From the top of the entries, reproduce each line exactly, stopping after the line that contains "from matplotlib.patches import Rectangle". Omit pictures.

┌─ Provided records

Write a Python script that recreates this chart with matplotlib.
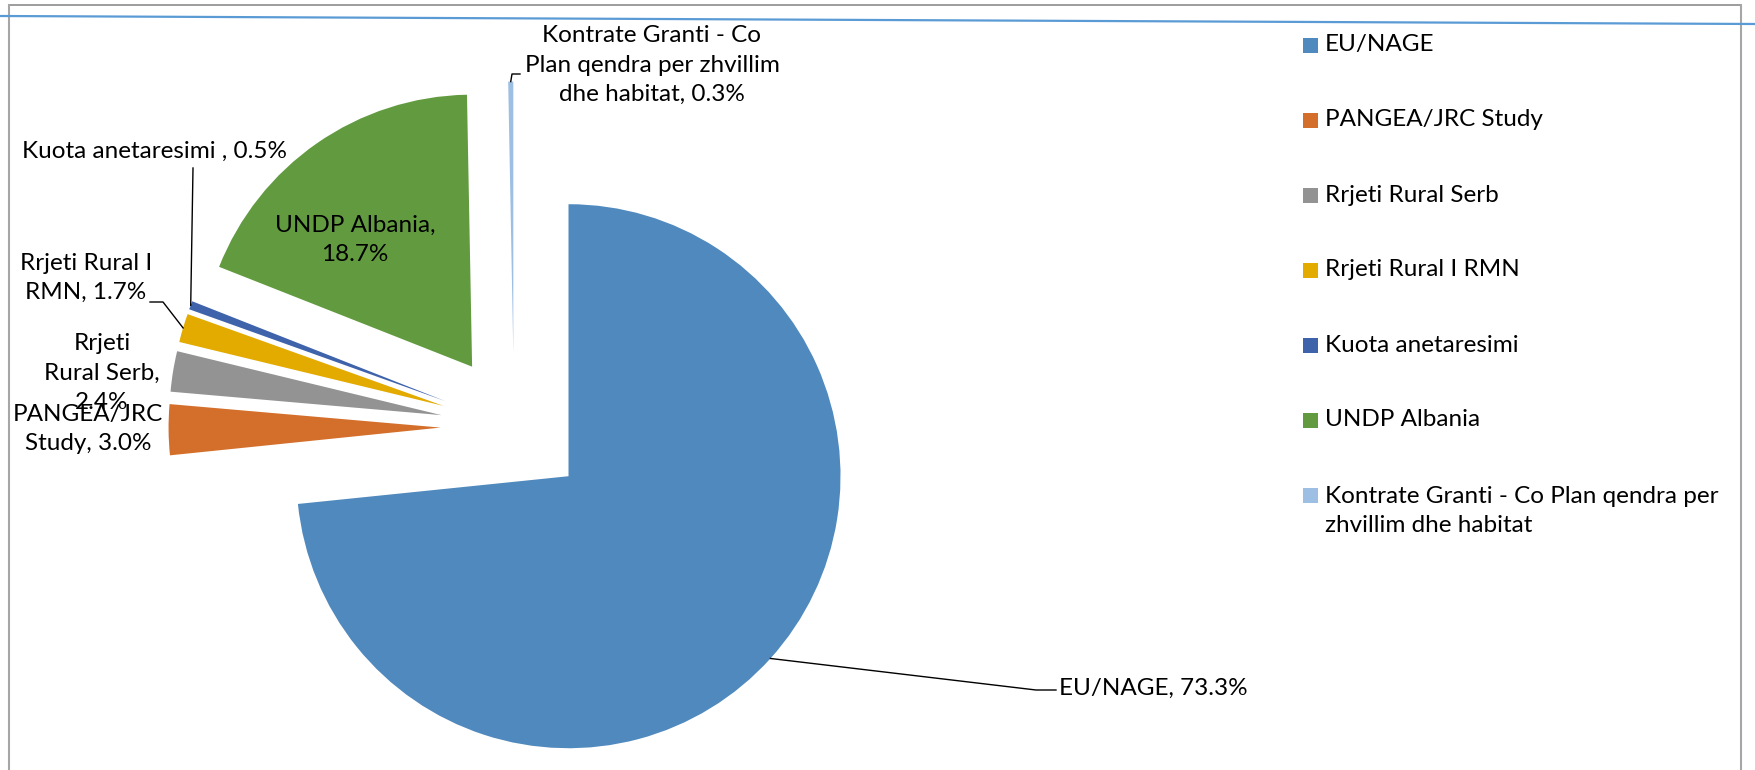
import matplotlib.pyplot as plt
import numpy as np
from matplotlib.lines import Line2D
from matplotlib.patches import Rectangle

# data
labels = ['EU/NAGE', 'PANGEA/JRC Study', 'Rrjeti Rural Serb', 'Rrjeti Rural I RMN',
          'Kuota anetaresimi', 'UNDP Albania',
          'Kontrate Granti - Co Plan qendra per zhvillim dhe habitat']
shares = [73.3, 3.0, 2.4, 1.7, 0.5, 18.7, 0.3]
data_labels = ['EU/NAGE, 73.3%', 'PANGEA/JRC\nStudy, 3.0%', 'Rrjeti\nRural Serb,\n2.4%',
               'Rrjeti Rural I\nRMN, 1.7%', 'Kuota anetaresimi , 0.5%',
               'UNDP Albania,\n18.7%',
               'Kontrate Granti - Co\nPlan qendra per zhvillim\ndhe habitat, 0.3%']
legend_labels = ['EU/NAGE', 'PANGEA/JRC Study', 'Rrjeti Rural Serb', 'Rrjeti Rural I RMN',
                 'Kuota anetaresimi', 'UNDP Albania',
                 'Kontrate Granti - Co Plan qendra per\nzhvillim dhe habitat']
colors = ['#4f89bd', '#d36f2b', '#939393', '#e3aa00', '#3e63ab', '#629b3f', '#9dbfe3']

plt.rcParams['font.family'] = ['Lato', 'DejaVu Sans']
FS = 17.5
LS = 1.5

W, H = 1756, 770
cx, cy, R = 514, 427, 272   # pie centre and radius in pixels

fig = plt.figure(figsize=(W / 100, H / 100), dpi=100)
ax = fig.add_axes([0, 0, 1, 1])

wedges, _ = ax.pie(shares, colors=colors, startangle=90, counterclock=False,
                   explode=[0.27] * len(shares), radius=1,
                   wedgeprops=dict(linewidth=0))
ax.set_xlim(-cx / R, (W - cx) / R)
ax.set_ylim(-(H - cy) / R, cy / R)
ax.set_aspect('equal')
ax.axis('off')


def px(x, y):
    # pixel (top-left origin) -> data coords
    return (x - cx) / R, (cy - y) / R


def anchor(w):
    t = np.deg2rad((w.theta1 + w.theta2) / 2)
    return w.center[0] + w.r * np.cos(t), w.center[1] + w.r * np.sin(t)


def leader(w, *pts):
    a = anchor(w)
    xs = [a[0]] + [px(*p)[0] for p in pts]
    ys = [a[1]] + [px(*p)[1] for p in pts]
    ax.plot(xs, ys, color='black', lw=1)


# leader lines
leader(wedges[0], (1036, 690), (1056, 690))
leader(wedges[4], (193, 168))
leader(wedges[3], (163, 302), (150, 302))
leader(wedges[6], (512, 74), (520, 74))

# data labels
ax.text(*px(1059, 688), data_labels[0], ha='left', va='center', fontsize=FS)
ax.text(*px(88, 429), data_labels[1], ha='center', va='center', fontsize=FS,
        linespacing=LS)
ax.text(*px(102, 373), data_labels[2], ha='center', va='center', fontsize=FS,
        linespacing=LS)
ax.text(*px(86, 278), data_labels[3], ha='center', va='center', fontsize=FS,
        linespacing=LS)
ax.text(*px(154, 151), data_labels[4], ha='center', va='center', fontsize=FS)
ax.text(*px(355, 240), data_labels[5], ha='center', va='center', fontsize=FS,
        linespacing=LS)
ax.text(*px(652, 65), data_labels[6], ha='center', va='center', fontsize=FS,
        linespacing=LS)

# legend drawn by hand
for i, (lab, col) in enumerate(zip(legend_labels, colors)):
    y = 45 + 75 * i
    fig.add_artist(Rectangle((1303 / W, 1 - (y + 7.5) / H), 15 / W, 15 / H,
                             transform=fig.transFigure, color=col, lw=0))
    n = lab.count('\n')
    fig.text(1325 / W, 1 - (y + 16 * n) / H, lab, ha='left', va='center',
             fontsize=FS, linespacing=LS)

# chart frame and the stray blue line at the top
tf = fig.transFigure
fig.add_artist(Line2D([9 / W, 1741 / W], [1 - 5 / H, 1 - 5 / H], transform=tf,
                      color='#8c8c8c', lw=1.2))
fig.add_artist(Line2D([9 / W, 9 / W], [0, 1 - 5 / H], transform=tf,
                      color='#a6a6a6', lw=1.5))
fig.add_artist(Line2D([1741 / W, 1741 / W], [0, 1 - 5 / H], transform=tf,
                      color='#a6a6a6', lw=1.5))
fig.add_artist(Line2D([0, 1], [1 - 16 / H, 1 - 24 / H], transform=tf,
                      color='#5b9bd5', lw=1.6))

fig.savefig('out.png', dpi=100)
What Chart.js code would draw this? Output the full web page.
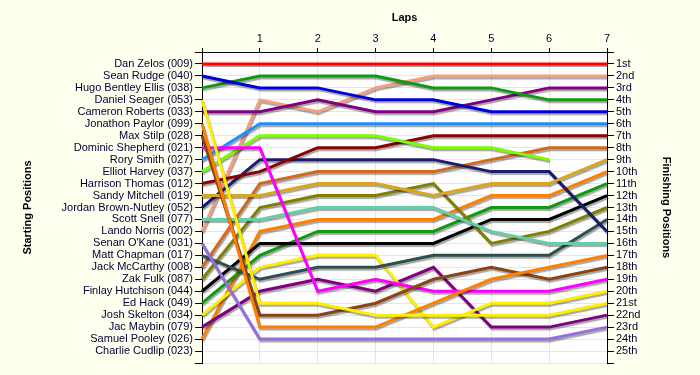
<!DOCTYPE html>
<html>
<head>
<meta charset="utf-8">
<script src="https://cdn.jsdelivr.net/npm/chart.js@4.4.1/dist/chart.umd.min.js"></script>
<style>
    html, body { margin: 0; padding: 0; background: #fffff0; }
    #wrap { width: 700px; height: 375px; }
</style>
</head>
<body>
<div id="wrap"><canvas id="lapChart" width="700" height="375"></canvas></div>
<script>
// Rundenlabels (0 = Startaufstellung)
const laps = ['0', '1', '2', '3', '4', '5', '6', '7'];

// Fahrer in Startreihenfolge
const drivers = [
    'Dan Zelos (009)', 'Sean Rudge (040)', 'Hugo Bentley Ellis (038)', 'Daniel Seager (053)',
    'Cameron Roberts (033)', 'Jonathon Paylor (099)', 'Max Stilp (028)', 'Dominic Shepherd (021)',
    'Rory Smith (027)', 'Elliot Harvey (037)', 'Harrison Thomas (012)', 'Sandy Mitchell (019)',
    'Jordan Brown-Nutley (052)', 'Scott Snell (077)', 'Lando Norris (002)', "Senan O'Kane (031)",
    'Matt Chapman (017)', 'Jack McCarthy (008)', 'Zak Fulk (087)', 'Finlay Hutchison (044)',
    'Ed Hack (049)', 'Josh Skelton (034)', 'Jac Maybin (079)', 'Samuel Pooley (026)',
    'Charlie Cudlip (023)'
];

const finishLabels = [
    '1st', '2nd', '3rd', '4th', '5th', '6th', '7th', '8th', '9th', '10th',
    '11th', '12th', '13th', '14th', '15th', '16th', '17th', '18th', '19th', '20th',
    '21st', '22nd', '23rd', '24th', '25th'
];

// Position pro Runde (Start, Runde 1..7), gleiche Reihenfolge wie drivers
const positions = [
    [1, 1, 1, 1, 1, 1, 1, 1],
    [2, 3, 3, 4, 4, 5, 5, 5],
    [3, 2, 2, 2, 3, 3, 4, 4],
    [4, 21, 21, 22, 22, 22, 22, 21],
    [5, 5, 4, 5, 5, 4, 3, 3],
    [6, 23, 23, 23, 21, 19, 18, 17],
    [7, 22, 22, 21, 19, 18, 19, 18],
    [8, 8, 20, 19, 20, 20, 20, 19],
    [9, 6, 6, 6, 6, 6, 6, 6],
    [10, 7, 7, 7, 8, 8, 9, null],
    [11, 10, 8, 8, 7, 7, 7, 7],
    [12, 12, 11, 11, 12, 11, 11, 9],
    [13, 9, 9, 9, 9, 10, 10, 15],
    [14, 14, 13, 13, 13, 15, 16, 16],
    [15, 4, 5, 3, 2, 2, 2, 2],
    [16, 24, 24, 24, 24, 24, 24, 23],
    [17, 19, 18, 18, 17, 17, 17, 14],
    [18, 11, 10, 10, 10, 9, 8, 8],
    [19, 13, 12, 12, 11, 16, 15, 13],
    [20, 16, 16, 16, 16, 14, 14, 12],
    [21, 17, 15, 15, 15, 13, 13, 11],
    [22, 18, 17, 17, 23, 21, 21, 20],
    [23, 20, 19, 20, 18, 23, 23, 22],
    [24, 15, 14, 14, 14, 12, 12, 10],
    [25, null, null, null, null, null, null, null]
];

const lineColors = [
    '#ff0000', '#0000dd', '#109a10', '#ffee00', '#800080', '#ff8000', '#8b4513', '#ff00ff',
    '#1e90ff', '#7cfc00', '#8b0000', '#daa520', '#1c1c6e', '#66cdaa', '#f4a080', '#9370db',
    '#2f4f4f', '#d2691e', '#808000', '#000000', '#109a10', '#ffee00', '#800080', '#ff8000',
    '#000000'
];

const textColor = '#000033';
const tickFont = { family: 'Liberation Sans, Arial, sans-serif', size: 11 };
const titleFont = { family: 'Liberation Sans, Arial, sans-serif', size: 11, weight: 'bold' };

// Weißer Plotbereich + Schatten unter den Linien
const areaPlugin = {
    id: 'areaBg',
    beforeDraw(chart) {
        const { ctx, chartArea: a } = chart;
        ctx.save();
        ctx.fillStyle = '#ffffff';
        ctx.fillRect(a.left, a.top, a.right - a.left, a.bottom - a.top);
        ctx.restore();
    },
    beforeDatasetsDraw(chart) {
        const ctx = chart.ctx;
        ctx.save();
        ctx.shadowColor = 'rgba(0,0,0,0.35)';
        ctx.shadowOffsetX = 1;
        ctx.shadowOffsetY = 2;
        ctx.shadowBlur = 1;
    },
    afterDatasetsDraw(chart) {
        chart.ctx.restore();
    }
};

const datasets = drivers.map((name, i) => ({
    label: name,
    data: positions[i],
    borderColor: lineColors[i],
    backgroundColor: lineColors[i],
    borderWidth: 3,
    tension: 0,
    pointRadius: 0,
    spanGaps: false,
    yAxisID: 'y'
}));

new Chart(document.getElementById('lapChart'), {
    type: 'line',
    data: { labels: laps, datasets: datasets },
    plugins: [areaPlugin],
    options: {
        responsive: false,
        animation: false,
        layout: { padding: { bottom: 12 } },
        plugins: { legend: { display: false }, tooltip: { enabled: false } },
        scales: {
            x: {
                position: 'top',
                offset: false,
                grid: { color: '#e6e6e6', tickColor: '#000', tickLength: 4 },
                border: { color: '#000' },
                ticks: {
                    color: textColor, font: tickFont, padding: 2, maxRotation: 0, autoSkip: false,
                    callback: (v, i) => (i === 0 ? '' : laps[i])
                },
                title: { display: true, text: 'Laps', color: '#000', font: titleFont, padding: { top: 11, bottom: 0 } },
                afterFit: s => { s.height = 52; }
            },
            y: {
                position: 'left',
                reverse: true,
                min: 0,
                max: 26,
                grid: { color: '#e6e6e6', tickColor: '#000', tickLength: 7 },
                border: { color: '#000' },
                ticks: {
                    stepSize: 1, autoSkip: false, color: textColor, font: tickFont, padding: 2,
                    callback: v => drivers[v - 1] || ''
                },
                title: { display: true, text: 'Starting Positions', color: '#000', font: titleFont, padding: { top: 21, bottom: 0 } },
                afterFit: s => { s.width = 202; }
            },
            y2: {
                position: 'right',
                reverse: true,
                min: 0,
                max: 26,
                grid: { drawOnChartArea: false, tickColor: '#000', tickLength: 7 },
                border: { color: '#000' },
                ticks: {
                    stepSize: 1, autoSkip: false, color: textColor, font: tickFont, padding: 2,
                    callback: v => finishLabels[v - 1] || ''
                },
                title: { display: true, text: 'Finishing Positions', color: '#000', font: titleFont, padding: { top: 27, bottom: 0 } },
                afterFit: s => { s.width = 93; }
            }
        }
    }
});
</script>
</body>
</html>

└─

__Solved exercise__.
Write a Python script that recreates this chart with matplotlib.
import matplotlib.pyplot as plt
import numpy as np
from matplotlib.lines import Line2D
from matplotlib.patches import Rectangle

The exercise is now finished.